Task to complete - Scan the listing below for the word "this" and state how many lines hold it. Write nothing but the number.

Raw records -
---------------
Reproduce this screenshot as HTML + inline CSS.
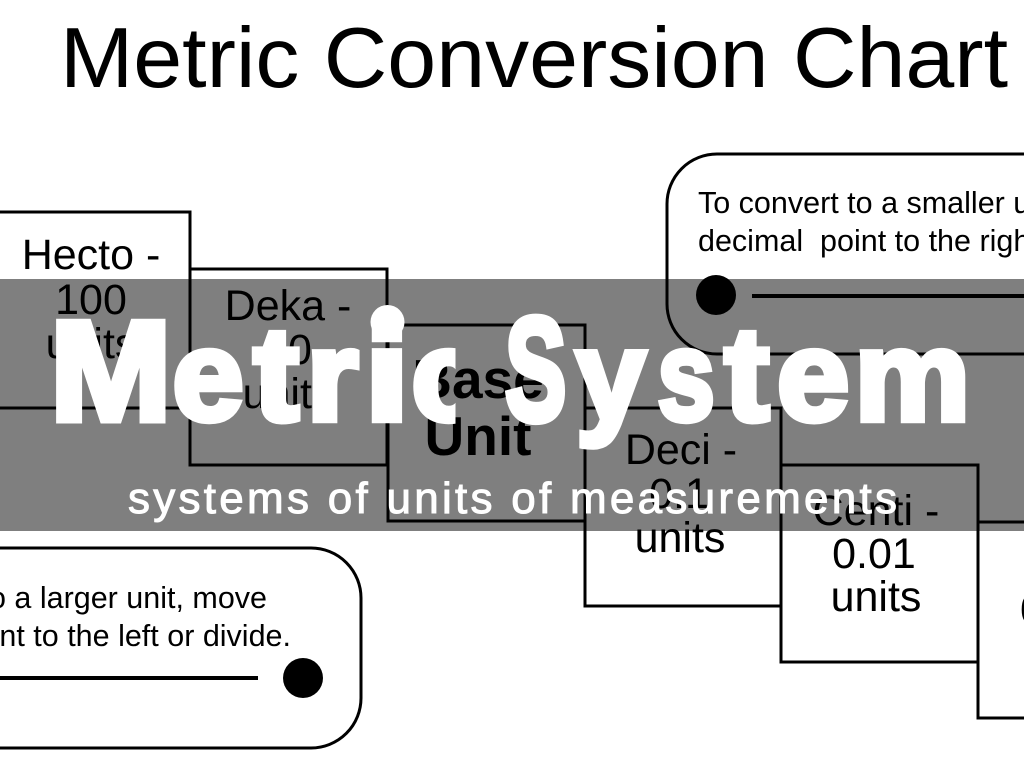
---------------
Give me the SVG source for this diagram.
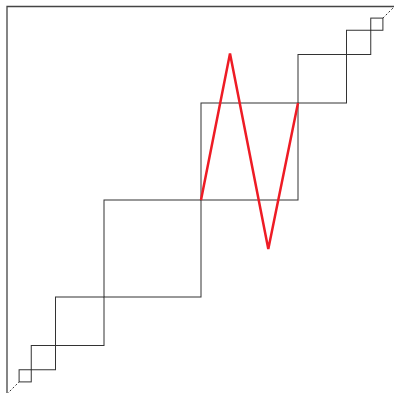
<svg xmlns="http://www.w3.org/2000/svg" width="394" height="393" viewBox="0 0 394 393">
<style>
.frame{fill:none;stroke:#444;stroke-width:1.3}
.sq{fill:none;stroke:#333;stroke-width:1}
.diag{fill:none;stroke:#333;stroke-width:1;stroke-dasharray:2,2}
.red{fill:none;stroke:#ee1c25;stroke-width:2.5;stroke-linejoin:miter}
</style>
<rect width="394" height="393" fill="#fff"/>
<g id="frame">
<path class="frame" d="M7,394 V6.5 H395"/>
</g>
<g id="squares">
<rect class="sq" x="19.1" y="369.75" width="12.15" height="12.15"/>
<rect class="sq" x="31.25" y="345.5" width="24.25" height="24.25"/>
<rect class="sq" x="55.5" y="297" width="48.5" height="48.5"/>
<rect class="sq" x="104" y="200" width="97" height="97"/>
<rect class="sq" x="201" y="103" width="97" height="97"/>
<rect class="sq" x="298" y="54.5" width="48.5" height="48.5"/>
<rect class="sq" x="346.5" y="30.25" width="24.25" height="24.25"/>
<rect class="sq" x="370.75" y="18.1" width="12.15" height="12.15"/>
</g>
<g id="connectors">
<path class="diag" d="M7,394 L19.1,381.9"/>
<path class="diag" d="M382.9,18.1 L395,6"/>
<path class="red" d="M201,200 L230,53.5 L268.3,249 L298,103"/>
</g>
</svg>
---------------
Result - 2